▶ _Brief_
Among the entries below, find the lines with "this" and copy them.

Start

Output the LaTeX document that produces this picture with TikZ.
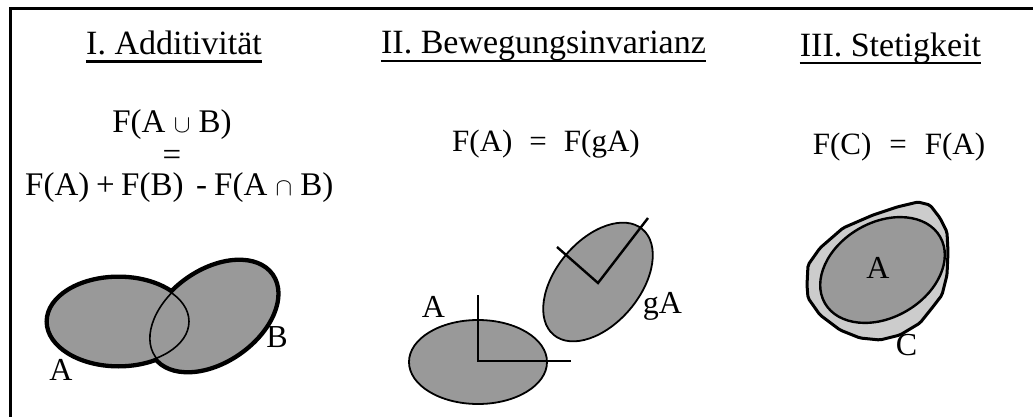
\documentclass[tikz,border=0pt]{standalone}
\usepackage{fontspec}
\setmainfont{Liberation Serif}
\tikzset{
  ttl/.style={inner sep=0pt, anchor=base, font=\fontsize{34}{40}\selectfont},
  frm/.style={inner sep=0pt, font=\fontsize{33}{38}\selectfont},
  frmb/.style={inner sep=0pt, font=\fontsize{31}{36}\selectfont},
  lbl/.style={inner sep=0pt, anchor=base, font=\fontsize{32}{38}\selectfont},
  uline/.style={line width=2.4pt},
  blob/.style={fill=blobgray},
}
\definecolor{blobgray}{HTML}{999999}
\definecolor{lightgray2}{HTML}{CCCCCC}
\begin{document}
\begin{tikzpicture}[x=1pt,y=-1pt]
\useasboundingbox (0,0) rectangle (1033,417);
% frame
\coordinate (fbl) at (10,417);
\coordinate (ftl) at (10,8.5);
\coordinate (ftr) at (1033,8.5);
\draw[line width=3pt] (fbl) -- (ftl) -- (ftr);

% titles
\node[ttl] (t1) at (174,55) {I. Additivität};
\node[ttl] (t2) at (543.5,54) {II. Bewegungsinvarianz};
\node[ttl] (t3) at (890.5,57) {III. Stetigkeit};
\draw[uline] ([yshift=-6.5pt]t1.base west) -- ([yshift=-6.5pt]t1.base east);
\draw[uline] ([yshift=-7pt]t2.base west) -- ([yshift=-7pt]t2.base east);
\draw[uline] ([yshift=-6pt]t3.base west) -- ([yshift=-6pt]t3.base east);

% formulas panel I
\node[frm, anchor=base, text depth=5pt] (fu) at (172,133) {F(A $\cup$ B)};
\node[frm, anchor=base, text height=13pt, text depth=0pt] (feq) at (172,165) {=};
\node[frm, anchor=base west, text height=24pt] (fa) at (25,195) {F(A)};
\node[frm, anchor=base west, text height=24pt] (fplus) at (96,195) {+};
\node[frm, anchor=base west, text height=24pt] (fb) at (121,195) {F(B)};
\node[frm, anchor=base west, text height=24pt] (fminus) at (196,195) {-};
\node[frm, anchor=base west, text height=24pt] (fcap) at (214,195) {F(A $\cap$ B)};

% formula panel II
\node[frmb, anchor=base] (f2) at (546,152) {F(A)\hspace{17pt}=\hspace{17pt}F(gA)};
% formula panel III
\node[frmb, anchor=base] (f3) at (899,154) {F(C)\hspace{18pt}=\hspace{18pt}F(A)};

% panel I: union of A and B
\draw[line width=7pt] (118.5,321.5) ellipse [x radius=70.5, y radius=43.5];
\begin{scope}[shift={(213.5,316)}, rotate=35]
  \draw[line width=7pt] (0,0) ellipse [x radius=71, y radius=45];
\end{scope}
\fill[blobgray] (118.5,321.5) ellipse [x radius=70.5, y radius=43.5];
\begin{scope}[shift={(213.5,316)}, rotate=35]
  \fill[blobgray] (0,0) ellipse [x radius=71, y radius=45];
  \draw[line width=1.6pt] (0,0) ellipse [x radius=71, y radius=45];
\end{scope}
\draw[line width=1.6pt] (118.5,321.5) ellipse [x radius=70.5, y radius=43.5];
\node[lbl] (la1) at (61,380) {A};
\node[lbl] (lb1) at (277,347) {B};

% panel II
\draw[blob, line width=1.8pt] (478,362) ellipse [x radius=69, y radius=42];
\coordinate (o1) at (478,361);
\coordinate (o1v) at (478,295);
\coordinate (o1h) at (571,361);
\draw[line width=2.4pt] (o1v) -- (o1) -- (o1h);
\begin{scope}[shift={(598,282)}, rotate=50]
  \draw[blob, line width=1.8pt] (0,0) ellipse [x radius=69, y radius=42];
\end{scope}
\coordinate (o2) at (598,283);
\coordinate (o2a) at (648,218);
\coordinate (o2b) at (557,247);
\draw[line width=2.4pt] (o2b) -- (o2) -- (o2a);
\node[lbl] (la2) at (433.5,317) {A};
\node[lbl] (lga) at (662.5,313) {gA};

% panel III
\draw[fill=lightgray2, line width=3pt, line join=round, rounded corners=2pt]
  (918,202) -- (930,205) -- (940,218) -- (947,232) -- (948,252) -- (947,275)
  -- (942,295) -- (932,308) -- (920,323) -- (900,335) -- (880,340) -- (860,338)
  -- (840,330) -- (820,315) -- (808,298) -- (807,285) -- (808,265) -- (820,248)
  -- (843,228) -- (873,215) -- (897,207) -- cycle;
\begin{scope}[shift={(882.5,270)}, rotate=30]
  \draw[blob, line width=2.4pt] (0,0) ellipse [x radius=66.5, y radius=47.5];
\end{scope}
\node[lbl] (la3) at (878,278) {A};
\node[lbl] (lc3) at (906.5,355) {C};
\end{tikzpicture}
\end{document}
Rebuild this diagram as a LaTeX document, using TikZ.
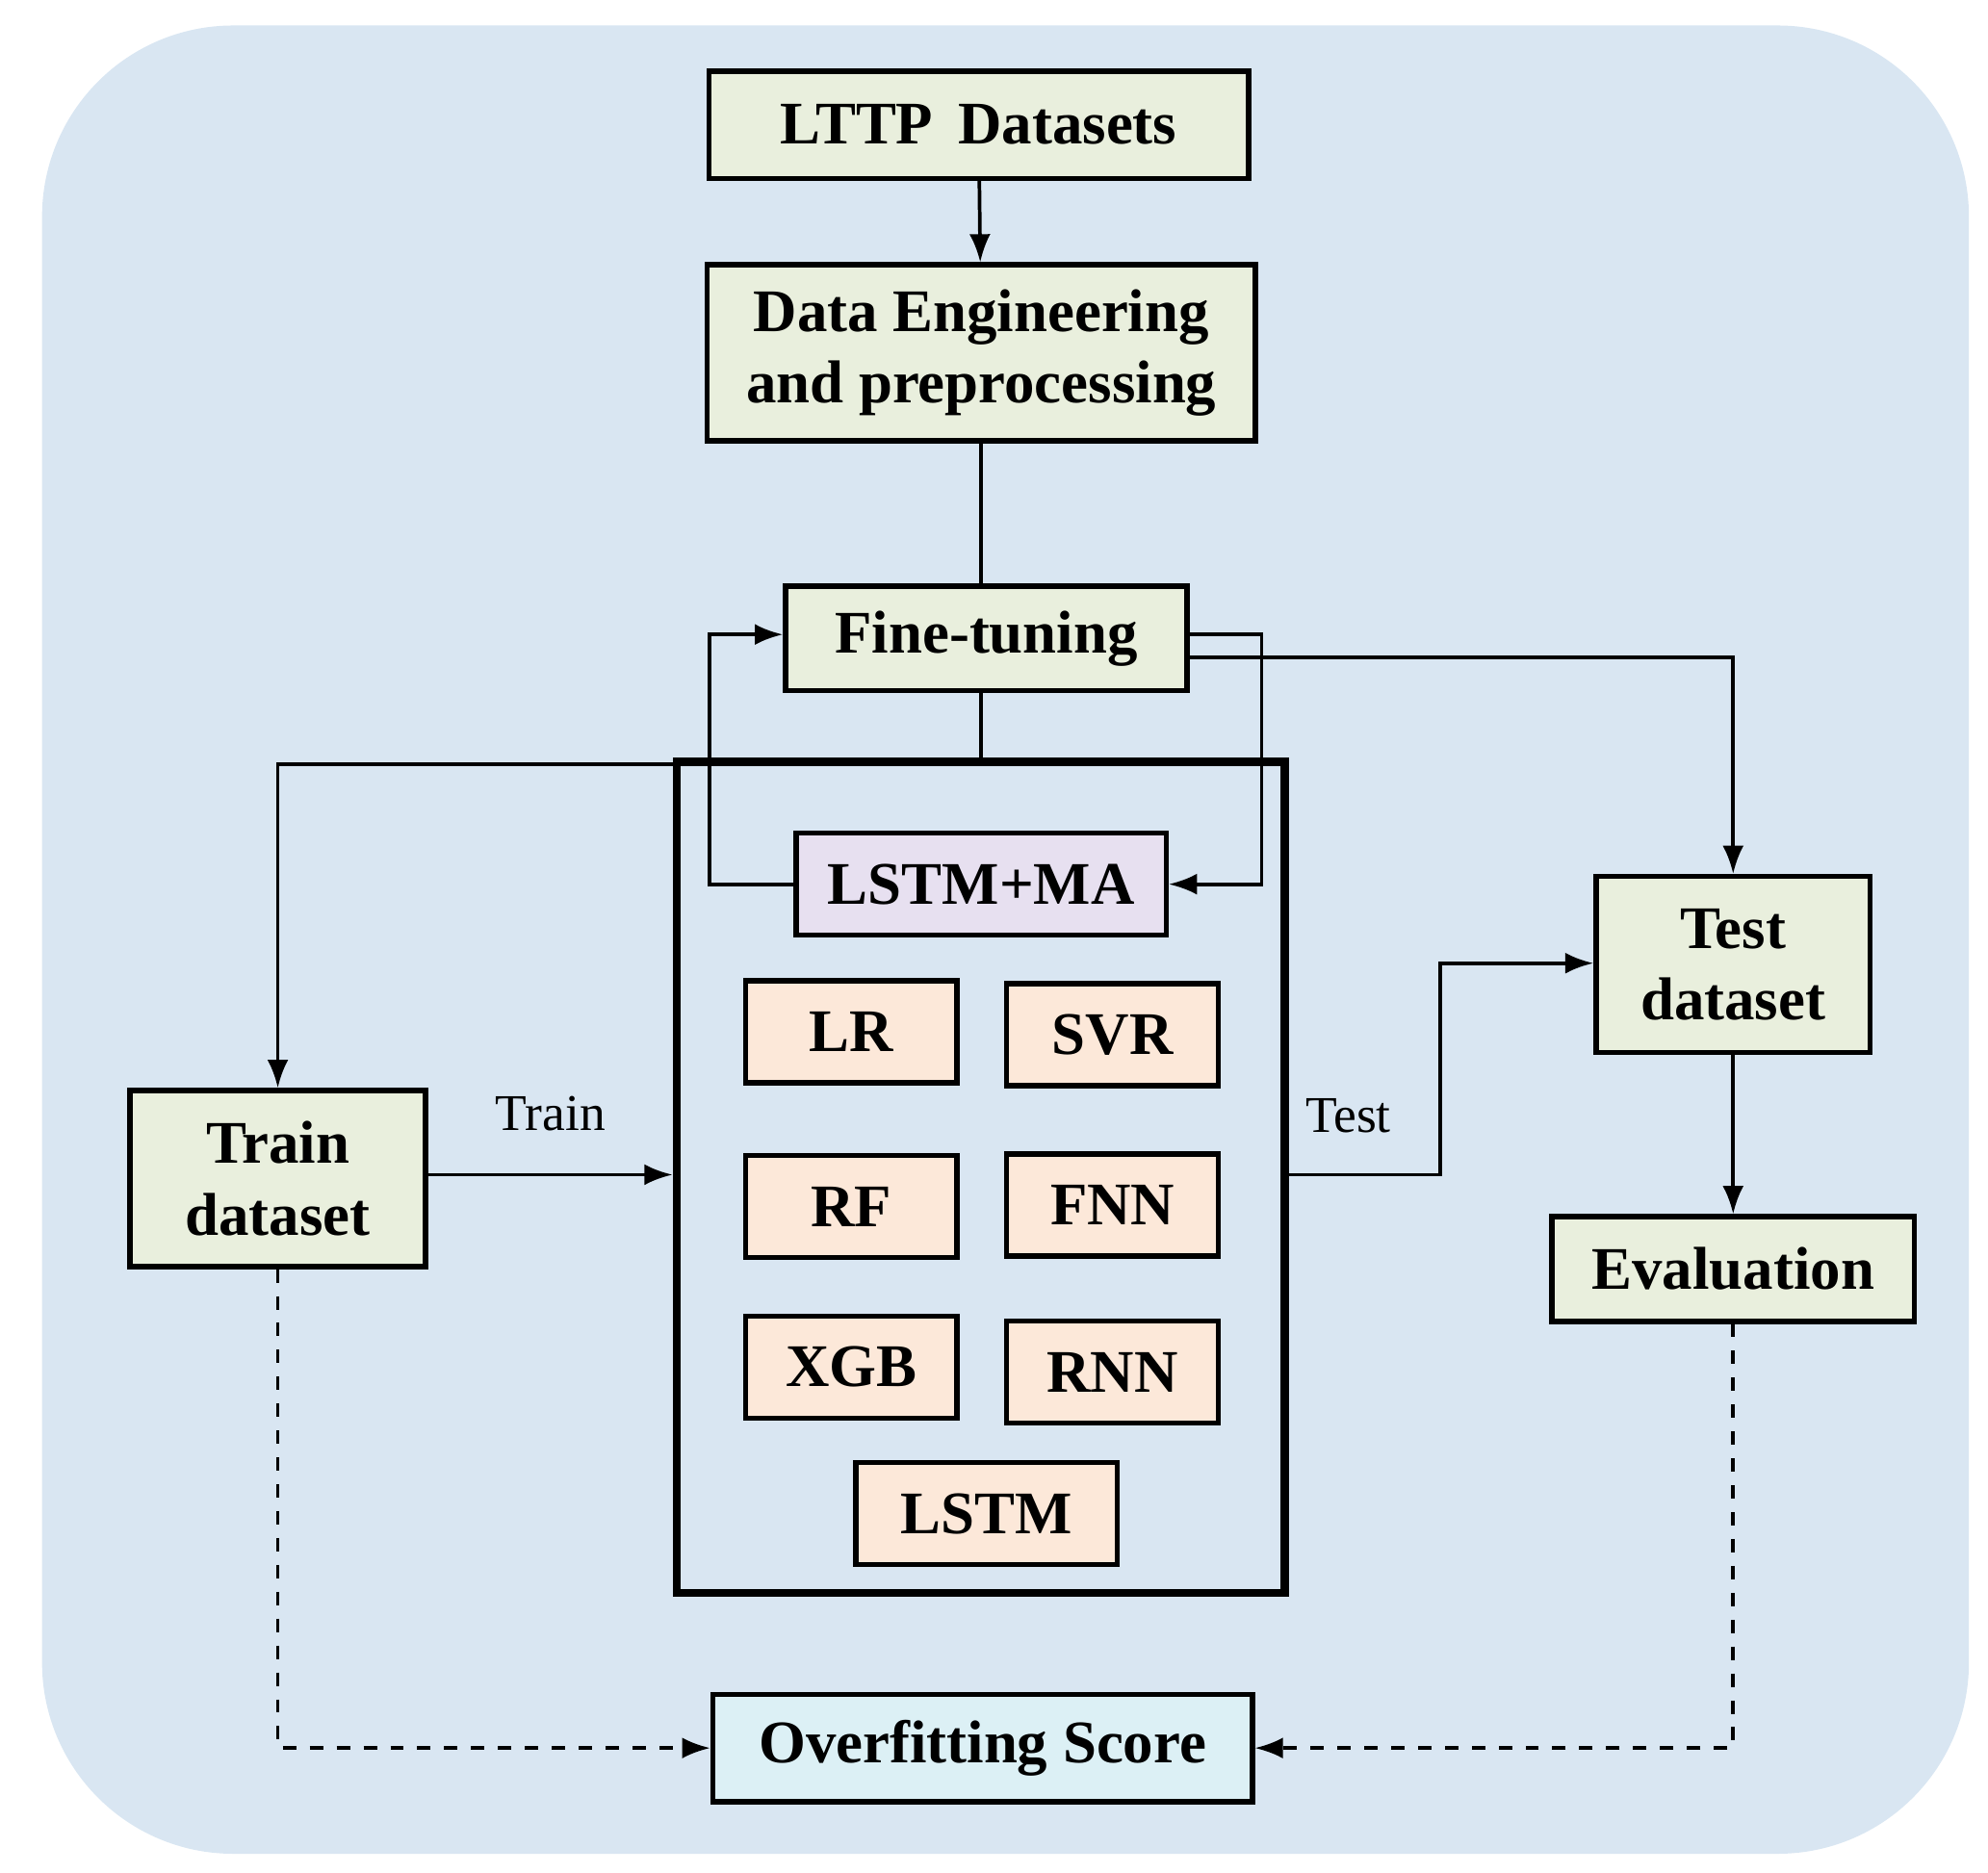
\documentclass[tikz,border=0pt]{standalone}
\usepackage{fontspec}
\setmainfont{Liberation Serif}
\usetikzlibrary{arrows.meta}
\definecolor{bgblue}{HTML}{D9E6F2}
\definecolor{boxgreen}{HTML}{E9EFDD}
\definecolor{boxorange}{HTML}{FCE8D9}
\definecolor{boxpurple}{HTML}{E7E0F0}
\definecolor{boxcyan}{HTML}{DCF0F5}
\begin{document}
\begin{tikzpicture}[
    x=0.01cm, y=-0.01cm,
    box/.style={draw, line width=1.2pt, font=\fontsize{13.5}{16}\selectfont\bfseries, align=center, inner sep=0pt}, % Стиль блоков
    stage/.style={box, fill=boxgreen},
    model/.style={box, fill=boxorange, minimum width=1.66cm, minimum height=0.8cm},
    link/.style={thick, -{Latex[length=2.2mm]}},
    plain/.style={thick},
    dashlink/.style={thick, dashed, -{Latex[length=2.2mm]}},
    lbl/.style={font=\fontsize{11.5}{13}\selectfont}
]
    \useasboundingbox (0,0) rectangle (1560,1470);
    % Фон
    \fill[bgblue, rounded corners=1.5cm] (33,20) rectangle (1545,1455);

    % Основные блоки
    \node[stage, minimum width=4.23cm, minimum height=0.84cm] (data) at (768,98) {LTTP\, Datasets};
    \node[stage, minimum width=4.3cm, minimum height=1.38cm] (prep) at (770,277) {Data Engineering\\and preprocessing};
    \node[stage, minimum width=3.15cm, minimum height=0.82cm] (tune) at (774,501) {Fine-tuning};
    \node[draw, line width=1.8pt, minimum width=4.77cm, minimum height=6.52cm, inner sep=0pt] (models) at (769.5,924) {};
    \node[stage, minimum width=2.32cm, minimum height=1.38cm] (train) at (218,925) {Train\\dataset};
    \node[stage, minimum width=2.15cm, minimum height=1.38cm] (test) at (1360,757) {Test\\dataset};
    \node[stage, minimum width=2.84cm, minimum height=0.82cm] (eval) at (1360,996) {Evaluation};
    \node[box, fill=boxcyan, minimum width=4.23cm, minimum height=0.84cm] (score) at (771,1372) {Overfitting Score};

    % Модели
    \node[box, fill=boxpurple, minimum width=2.9cm, minimum height=0.8cm] (lstmma) at (770,694) {LSTM+MA};
    \node[model] (lr) at (668,810) {LR};
    \node[model] (svr) at (873,812) {SVR};
    \node[model] (rf) at (668,947) {RF};
    \node[model] (fnn) at (873,946) {FNN};
    \node[model] (xgb) at (668,1073) {XGB};
    \node[model] (rnn) at (873,1077) {RNN};
    \node[model, minimum width=2.05cm] (lstm) at (774,1188) {LSTM};

    % Рёбра
    \draw[link] (data) -- (prep);
    \draw[plain] (prep.south) -- (tune.north -| prep.south);
    \draw[link] (tune.south -| prep.south) -- (770,600) -- (218,600) -- (train.north);
    \draw[link] (lstmma.west) -- (557,694) -- (557,498) -- (tune.west |- 0,498);
    \draw[link] (tune.east |- 0,498) -- (990,498) -- (990,694) -- (lstmma.east);
    \draw[link] (tune.east |- 0,516) -- (1360,516) -- (test.north);
    \draw[link] (train.east |- 0,922) -- node[lbl, above=6pt] {Train} (models.west |- 0,922);
    \draw[link] (models.east |- 0,922) -- (1130,922) -- (1130,756) -- (test.west |- 0,756);
    \node[lbl] at (1058,876) {Test};
    \draw[link] (test) -- (eval);
    \draw[dashlink] (train.south) -- (218,1372) -- (score.west);
    \draw[dashlink] (eval.south) -- (1360,1372) -- (score.east);
\end{tikzpicture}
\end{document}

End

▶ _Solution below_
Output the LaTeX document that produces this picture with TikZ.
Rebuild this diagram as a LaTeX document, using TikZ.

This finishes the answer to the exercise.